WRITTEN PROBLEM: Write out nothing but the lines from the first line of the entries below through the line with "ax.set_ylim(0, 100000)"; no pictures go in.

RECORDS PROVIDED:
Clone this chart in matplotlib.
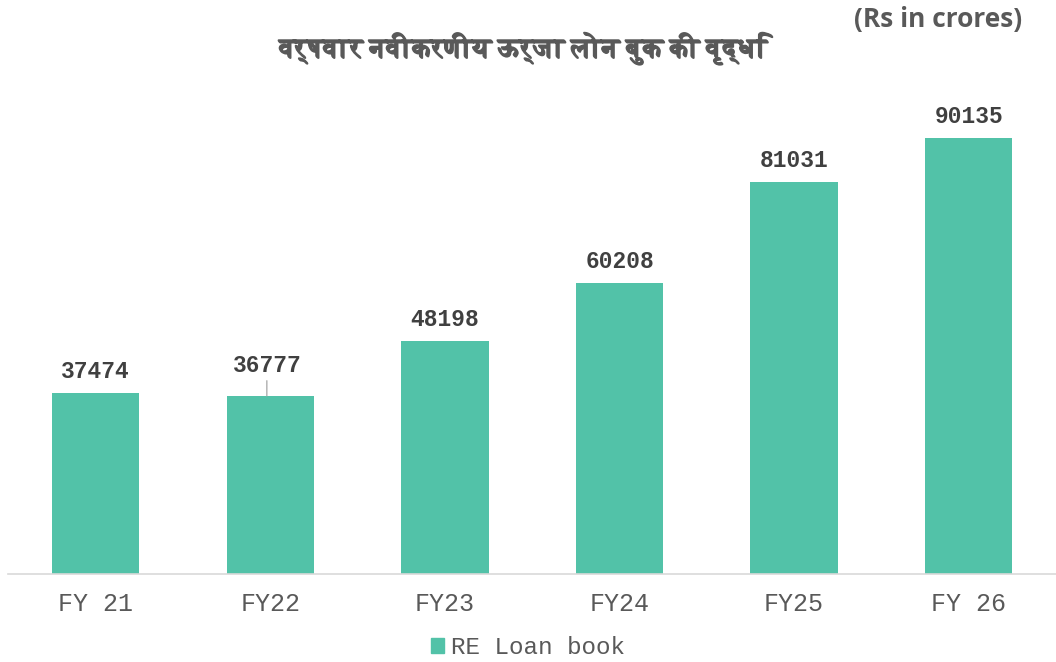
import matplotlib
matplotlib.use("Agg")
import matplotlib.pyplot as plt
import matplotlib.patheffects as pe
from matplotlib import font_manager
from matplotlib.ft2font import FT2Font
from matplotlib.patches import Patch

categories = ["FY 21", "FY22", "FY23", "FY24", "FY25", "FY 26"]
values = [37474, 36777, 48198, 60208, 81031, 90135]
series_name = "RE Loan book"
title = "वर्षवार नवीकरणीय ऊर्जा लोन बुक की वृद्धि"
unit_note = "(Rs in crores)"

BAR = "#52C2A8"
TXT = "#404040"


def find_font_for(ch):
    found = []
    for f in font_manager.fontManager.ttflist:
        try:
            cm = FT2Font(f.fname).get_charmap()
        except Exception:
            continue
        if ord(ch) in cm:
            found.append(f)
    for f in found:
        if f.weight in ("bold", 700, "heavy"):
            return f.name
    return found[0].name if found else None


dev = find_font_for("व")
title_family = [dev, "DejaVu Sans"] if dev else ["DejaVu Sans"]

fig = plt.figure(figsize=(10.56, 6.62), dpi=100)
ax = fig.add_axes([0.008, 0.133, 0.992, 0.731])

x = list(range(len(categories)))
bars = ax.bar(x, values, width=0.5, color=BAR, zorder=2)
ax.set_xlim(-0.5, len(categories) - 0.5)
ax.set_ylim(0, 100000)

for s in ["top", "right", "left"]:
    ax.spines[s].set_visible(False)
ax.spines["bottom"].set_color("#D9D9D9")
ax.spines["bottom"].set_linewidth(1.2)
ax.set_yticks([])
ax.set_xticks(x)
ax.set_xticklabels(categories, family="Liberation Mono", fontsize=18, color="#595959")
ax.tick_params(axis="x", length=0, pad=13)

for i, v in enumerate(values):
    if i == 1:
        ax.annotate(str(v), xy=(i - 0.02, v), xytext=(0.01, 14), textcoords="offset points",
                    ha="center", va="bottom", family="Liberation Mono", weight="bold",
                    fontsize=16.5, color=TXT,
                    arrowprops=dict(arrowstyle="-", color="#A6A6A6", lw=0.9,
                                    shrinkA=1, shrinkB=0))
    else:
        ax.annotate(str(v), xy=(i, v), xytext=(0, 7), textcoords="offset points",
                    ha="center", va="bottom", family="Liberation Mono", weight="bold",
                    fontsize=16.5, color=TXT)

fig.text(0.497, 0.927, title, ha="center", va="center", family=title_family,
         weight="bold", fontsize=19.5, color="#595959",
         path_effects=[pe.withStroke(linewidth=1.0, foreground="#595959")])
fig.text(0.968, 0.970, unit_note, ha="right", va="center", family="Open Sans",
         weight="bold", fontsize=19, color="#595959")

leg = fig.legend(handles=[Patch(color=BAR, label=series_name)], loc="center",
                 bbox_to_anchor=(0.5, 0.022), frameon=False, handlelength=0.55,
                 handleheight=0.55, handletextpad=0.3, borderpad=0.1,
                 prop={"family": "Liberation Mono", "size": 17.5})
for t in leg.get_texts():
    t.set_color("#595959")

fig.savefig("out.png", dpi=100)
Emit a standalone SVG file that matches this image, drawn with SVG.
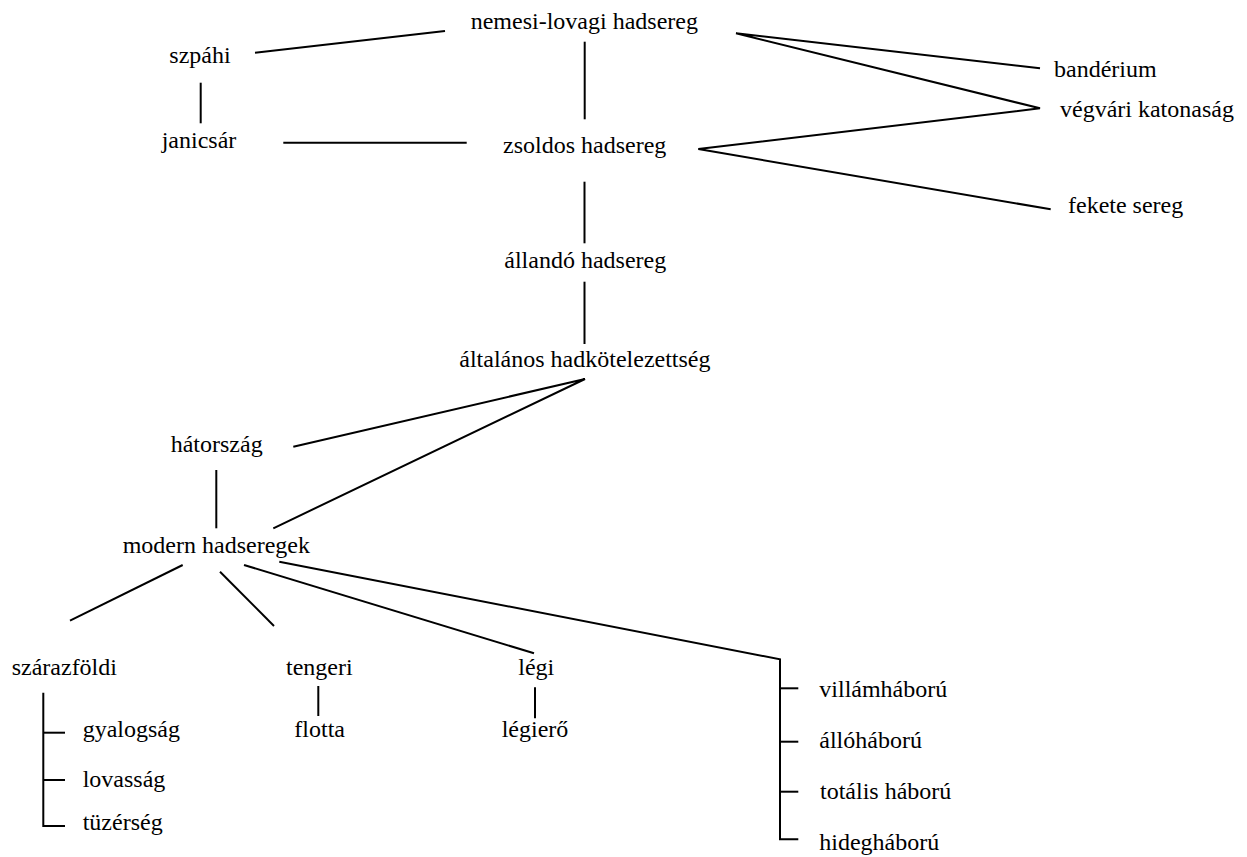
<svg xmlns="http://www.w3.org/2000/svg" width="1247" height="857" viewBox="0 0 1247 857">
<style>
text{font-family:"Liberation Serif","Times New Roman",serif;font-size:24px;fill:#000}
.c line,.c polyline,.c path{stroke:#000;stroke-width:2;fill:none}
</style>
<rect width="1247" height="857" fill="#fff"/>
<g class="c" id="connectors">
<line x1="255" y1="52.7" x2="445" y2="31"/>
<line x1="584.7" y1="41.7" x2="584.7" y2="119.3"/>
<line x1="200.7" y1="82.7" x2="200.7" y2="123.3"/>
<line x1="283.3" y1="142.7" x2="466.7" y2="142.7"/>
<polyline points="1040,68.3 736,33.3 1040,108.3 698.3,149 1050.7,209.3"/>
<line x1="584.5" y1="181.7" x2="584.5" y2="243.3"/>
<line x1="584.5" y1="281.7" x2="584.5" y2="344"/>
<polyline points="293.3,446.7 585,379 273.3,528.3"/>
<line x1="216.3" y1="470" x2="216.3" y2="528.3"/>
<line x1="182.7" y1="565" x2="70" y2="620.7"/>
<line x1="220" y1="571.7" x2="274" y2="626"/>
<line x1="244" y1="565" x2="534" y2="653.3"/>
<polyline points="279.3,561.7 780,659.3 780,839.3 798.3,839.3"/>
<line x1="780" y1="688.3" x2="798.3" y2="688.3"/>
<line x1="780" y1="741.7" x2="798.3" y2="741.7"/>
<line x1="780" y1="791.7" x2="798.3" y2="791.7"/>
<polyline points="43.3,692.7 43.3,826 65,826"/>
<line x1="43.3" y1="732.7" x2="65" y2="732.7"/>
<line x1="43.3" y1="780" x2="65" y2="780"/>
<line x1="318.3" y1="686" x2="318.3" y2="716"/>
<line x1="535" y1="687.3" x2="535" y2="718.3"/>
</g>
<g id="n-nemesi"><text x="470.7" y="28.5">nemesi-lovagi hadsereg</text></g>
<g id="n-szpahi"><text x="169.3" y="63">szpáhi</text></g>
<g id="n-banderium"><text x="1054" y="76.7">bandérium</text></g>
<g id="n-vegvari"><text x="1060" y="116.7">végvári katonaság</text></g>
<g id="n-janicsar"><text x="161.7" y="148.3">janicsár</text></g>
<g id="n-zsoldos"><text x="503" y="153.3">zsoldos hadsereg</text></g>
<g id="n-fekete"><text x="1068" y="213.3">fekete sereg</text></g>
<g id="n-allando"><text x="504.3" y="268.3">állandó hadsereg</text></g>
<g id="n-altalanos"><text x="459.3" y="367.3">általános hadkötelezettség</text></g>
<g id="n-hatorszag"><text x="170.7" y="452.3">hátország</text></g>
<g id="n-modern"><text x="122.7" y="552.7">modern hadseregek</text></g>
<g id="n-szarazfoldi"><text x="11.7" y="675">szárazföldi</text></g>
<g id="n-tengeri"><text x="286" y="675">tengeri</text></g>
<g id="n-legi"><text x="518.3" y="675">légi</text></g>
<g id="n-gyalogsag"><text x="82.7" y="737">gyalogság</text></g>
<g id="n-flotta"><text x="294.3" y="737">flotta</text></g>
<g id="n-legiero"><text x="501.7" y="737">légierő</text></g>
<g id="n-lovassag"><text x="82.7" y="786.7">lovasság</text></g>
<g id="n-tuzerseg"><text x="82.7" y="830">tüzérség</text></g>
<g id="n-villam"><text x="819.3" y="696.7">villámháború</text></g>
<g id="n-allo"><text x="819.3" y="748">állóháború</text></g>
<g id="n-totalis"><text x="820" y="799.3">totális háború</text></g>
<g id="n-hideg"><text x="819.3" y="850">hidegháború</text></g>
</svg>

SOLUTION FOR THIS TASK:
Clone this chart in matplotlib.
import matplotlib
matplotlib.use("Agg")
import matplotlib.pyplot as plt
import matplotlib.patheffects as pe
from matplotlib import font_manager
from matplotlib.ft2font import FT2Font
from matplotlib.patches import Patch

categories = ["FY 21", "FY22", "FY23", "FY24", "FY25", "FY 26"]
values = [37474, 36777, 48198, 60208, 81031, 90135]
series_name = "RE Loan book"
title = "वर्षवार नवीकरणीय ऊर्जा लोन बुक की वृद्धि"
unit_note = "(Rs in crores)"

BAR = "#52C2A8"
TXT = "#404040"


def find_font_for(ch):
    found = []
    for f in font_manager.fontManager.ttflist:
        try:
            cm = FT2Font(f.fname).get_charmap()
        except Exception:
            continue
        if ord(ch) in cm:
            found.append(f)
    for f in found:
        if f.weight in ("bold", 700, "heavy"):
            return f.name
    return found[0].name if found else None


dev = find_font_for("व")
title_family = [dev, "DejaVu Sans"] if dev else ["DejaVu Sans"]

fig = plt.figure(figsize=(10.56, 6.62), dpi=100)
ax = fig.add_axes([0.008, 0.133, 0.992, 0.731])

x = list(range(len(categories)))
bars = ax.bar(x, values, width=0.5, color=BAR, zorder=2)
ax.set_xlim(-0.5, len(categories) - 0.5)
ax.set_ylim(0, 100000)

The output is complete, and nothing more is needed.